• _What the task requires_: How many lines of the data hold the word "matplotlib"? State the number and nothing else.
— start Supplied data —
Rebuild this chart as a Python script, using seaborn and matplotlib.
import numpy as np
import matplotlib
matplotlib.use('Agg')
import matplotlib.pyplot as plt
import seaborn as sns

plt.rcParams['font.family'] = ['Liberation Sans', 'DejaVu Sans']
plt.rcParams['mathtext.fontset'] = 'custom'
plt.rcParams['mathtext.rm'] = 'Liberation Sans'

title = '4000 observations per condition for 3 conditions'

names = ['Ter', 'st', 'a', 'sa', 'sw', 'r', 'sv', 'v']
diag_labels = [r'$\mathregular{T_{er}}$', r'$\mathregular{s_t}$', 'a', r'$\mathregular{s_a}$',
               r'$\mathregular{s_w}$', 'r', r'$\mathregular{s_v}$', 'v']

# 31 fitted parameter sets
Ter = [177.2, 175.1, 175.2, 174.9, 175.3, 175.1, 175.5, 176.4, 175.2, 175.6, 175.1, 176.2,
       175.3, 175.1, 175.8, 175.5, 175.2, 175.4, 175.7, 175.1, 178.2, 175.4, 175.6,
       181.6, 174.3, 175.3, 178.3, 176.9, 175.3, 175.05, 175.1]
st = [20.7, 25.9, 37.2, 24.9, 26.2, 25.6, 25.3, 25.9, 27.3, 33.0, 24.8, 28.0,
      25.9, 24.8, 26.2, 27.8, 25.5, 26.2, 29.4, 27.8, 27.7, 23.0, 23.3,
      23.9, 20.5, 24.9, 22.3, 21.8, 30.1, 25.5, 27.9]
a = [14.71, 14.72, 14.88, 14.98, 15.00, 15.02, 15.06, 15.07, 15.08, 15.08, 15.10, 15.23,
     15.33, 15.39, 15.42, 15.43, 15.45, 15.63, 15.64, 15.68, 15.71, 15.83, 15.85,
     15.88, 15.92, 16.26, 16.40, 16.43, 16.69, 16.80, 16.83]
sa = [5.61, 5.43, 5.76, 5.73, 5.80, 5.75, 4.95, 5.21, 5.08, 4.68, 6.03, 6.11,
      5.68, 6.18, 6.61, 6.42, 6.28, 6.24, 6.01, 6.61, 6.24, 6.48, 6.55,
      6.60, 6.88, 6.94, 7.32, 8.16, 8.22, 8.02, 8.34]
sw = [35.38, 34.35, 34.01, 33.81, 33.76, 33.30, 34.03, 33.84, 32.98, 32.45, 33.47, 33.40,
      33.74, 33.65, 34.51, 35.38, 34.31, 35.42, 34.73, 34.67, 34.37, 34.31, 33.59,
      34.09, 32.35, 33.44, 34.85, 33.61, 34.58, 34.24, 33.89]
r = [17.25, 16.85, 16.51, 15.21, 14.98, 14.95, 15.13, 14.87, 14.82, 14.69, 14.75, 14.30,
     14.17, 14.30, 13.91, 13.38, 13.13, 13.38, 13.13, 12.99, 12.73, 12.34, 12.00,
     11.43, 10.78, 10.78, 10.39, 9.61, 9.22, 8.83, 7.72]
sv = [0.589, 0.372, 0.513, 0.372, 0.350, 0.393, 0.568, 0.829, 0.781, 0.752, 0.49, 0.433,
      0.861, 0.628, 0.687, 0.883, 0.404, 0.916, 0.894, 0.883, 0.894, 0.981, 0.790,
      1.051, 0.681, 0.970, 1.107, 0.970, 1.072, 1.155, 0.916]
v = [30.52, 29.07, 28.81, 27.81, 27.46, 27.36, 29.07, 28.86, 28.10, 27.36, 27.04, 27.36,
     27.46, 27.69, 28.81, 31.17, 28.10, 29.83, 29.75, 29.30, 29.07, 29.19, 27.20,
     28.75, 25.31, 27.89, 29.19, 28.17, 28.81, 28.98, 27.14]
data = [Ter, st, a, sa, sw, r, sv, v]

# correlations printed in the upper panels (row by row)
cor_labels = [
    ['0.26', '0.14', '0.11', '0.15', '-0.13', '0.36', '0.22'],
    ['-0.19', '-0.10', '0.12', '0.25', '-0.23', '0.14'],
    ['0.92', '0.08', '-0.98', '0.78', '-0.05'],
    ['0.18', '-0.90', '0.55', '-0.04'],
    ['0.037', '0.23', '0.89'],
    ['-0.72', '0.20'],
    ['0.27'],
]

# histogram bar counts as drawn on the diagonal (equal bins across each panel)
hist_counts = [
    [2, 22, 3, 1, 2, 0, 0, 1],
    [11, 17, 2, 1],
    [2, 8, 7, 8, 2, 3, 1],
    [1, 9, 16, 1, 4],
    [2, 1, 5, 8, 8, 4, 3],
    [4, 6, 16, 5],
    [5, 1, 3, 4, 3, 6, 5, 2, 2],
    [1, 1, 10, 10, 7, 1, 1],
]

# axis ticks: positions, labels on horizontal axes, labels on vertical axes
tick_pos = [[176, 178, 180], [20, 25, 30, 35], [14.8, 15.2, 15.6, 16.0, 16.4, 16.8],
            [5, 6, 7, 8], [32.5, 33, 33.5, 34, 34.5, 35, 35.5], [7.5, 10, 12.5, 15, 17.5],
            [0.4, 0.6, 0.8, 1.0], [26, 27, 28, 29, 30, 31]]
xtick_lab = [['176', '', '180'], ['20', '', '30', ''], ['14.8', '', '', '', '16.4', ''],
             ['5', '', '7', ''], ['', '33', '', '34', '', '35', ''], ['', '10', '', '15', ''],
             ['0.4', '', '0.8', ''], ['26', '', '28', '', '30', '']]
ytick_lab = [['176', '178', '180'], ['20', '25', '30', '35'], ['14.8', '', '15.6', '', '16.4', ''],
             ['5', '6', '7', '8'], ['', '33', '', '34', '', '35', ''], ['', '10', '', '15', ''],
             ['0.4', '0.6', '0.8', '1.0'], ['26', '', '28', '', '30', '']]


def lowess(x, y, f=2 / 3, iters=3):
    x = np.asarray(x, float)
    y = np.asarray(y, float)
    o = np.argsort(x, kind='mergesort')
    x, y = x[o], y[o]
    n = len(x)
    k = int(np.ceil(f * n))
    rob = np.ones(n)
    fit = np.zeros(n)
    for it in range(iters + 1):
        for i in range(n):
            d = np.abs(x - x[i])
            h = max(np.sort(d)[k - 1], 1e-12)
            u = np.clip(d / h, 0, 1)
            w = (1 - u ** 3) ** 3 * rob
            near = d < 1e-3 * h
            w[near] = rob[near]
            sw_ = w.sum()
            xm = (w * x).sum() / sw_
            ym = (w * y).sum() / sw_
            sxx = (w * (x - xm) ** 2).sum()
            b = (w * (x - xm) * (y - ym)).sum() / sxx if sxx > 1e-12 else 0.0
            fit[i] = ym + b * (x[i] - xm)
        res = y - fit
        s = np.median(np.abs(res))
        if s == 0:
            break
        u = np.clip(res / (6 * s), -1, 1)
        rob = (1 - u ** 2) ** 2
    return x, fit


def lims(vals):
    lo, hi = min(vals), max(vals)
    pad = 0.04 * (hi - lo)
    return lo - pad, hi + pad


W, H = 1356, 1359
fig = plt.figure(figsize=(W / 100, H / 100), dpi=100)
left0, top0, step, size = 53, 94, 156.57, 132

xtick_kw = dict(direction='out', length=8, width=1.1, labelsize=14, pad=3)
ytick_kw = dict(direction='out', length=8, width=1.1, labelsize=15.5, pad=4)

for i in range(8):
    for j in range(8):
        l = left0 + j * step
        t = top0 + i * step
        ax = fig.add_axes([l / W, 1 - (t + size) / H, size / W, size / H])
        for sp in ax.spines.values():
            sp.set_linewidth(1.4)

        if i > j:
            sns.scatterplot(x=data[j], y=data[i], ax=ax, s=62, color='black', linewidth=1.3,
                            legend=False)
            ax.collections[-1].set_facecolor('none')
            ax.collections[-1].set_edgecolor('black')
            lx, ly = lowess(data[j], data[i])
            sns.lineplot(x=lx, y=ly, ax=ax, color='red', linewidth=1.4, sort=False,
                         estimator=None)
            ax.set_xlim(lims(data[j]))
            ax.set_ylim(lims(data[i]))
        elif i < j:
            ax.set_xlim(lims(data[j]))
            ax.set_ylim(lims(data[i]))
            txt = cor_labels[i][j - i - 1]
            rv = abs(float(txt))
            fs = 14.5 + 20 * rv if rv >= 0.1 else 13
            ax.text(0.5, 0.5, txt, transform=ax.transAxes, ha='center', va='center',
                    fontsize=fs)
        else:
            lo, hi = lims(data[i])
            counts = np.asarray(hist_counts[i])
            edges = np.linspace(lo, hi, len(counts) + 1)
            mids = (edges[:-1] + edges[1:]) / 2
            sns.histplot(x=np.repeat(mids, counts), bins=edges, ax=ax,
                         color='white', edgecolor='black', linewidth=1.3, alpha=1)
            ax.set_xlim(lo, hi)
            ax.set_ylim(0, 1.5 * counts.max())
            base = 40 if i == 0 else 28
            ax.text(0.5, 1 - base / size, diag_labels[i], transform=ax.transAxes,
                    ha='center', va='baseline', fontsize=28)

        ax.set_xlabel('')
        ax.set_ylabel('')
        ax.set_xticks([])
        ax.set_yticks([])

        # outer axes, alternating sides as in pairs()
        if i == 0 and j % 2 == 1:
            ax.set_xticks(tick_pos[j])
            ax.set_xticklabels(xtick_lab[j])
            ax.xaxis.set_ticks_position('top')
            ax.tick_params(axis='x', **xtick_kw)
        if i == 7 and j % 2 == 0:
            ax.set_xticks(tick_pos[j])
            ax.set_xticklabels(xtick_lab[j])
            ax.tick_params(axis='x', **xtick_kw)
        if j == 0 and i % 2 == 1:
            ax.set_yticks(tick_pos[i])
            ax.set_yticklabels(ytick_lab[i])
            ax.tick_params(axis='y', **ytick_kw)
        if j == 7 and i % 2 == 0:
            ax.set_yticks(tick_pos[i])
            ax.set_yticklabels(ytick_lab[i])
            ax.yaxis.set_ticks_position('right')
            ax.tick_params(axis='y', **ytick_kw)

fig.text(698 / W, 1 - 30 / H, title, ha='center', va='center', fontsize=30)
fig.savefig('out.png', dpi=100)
— end Supplied data —
• _Result_: 4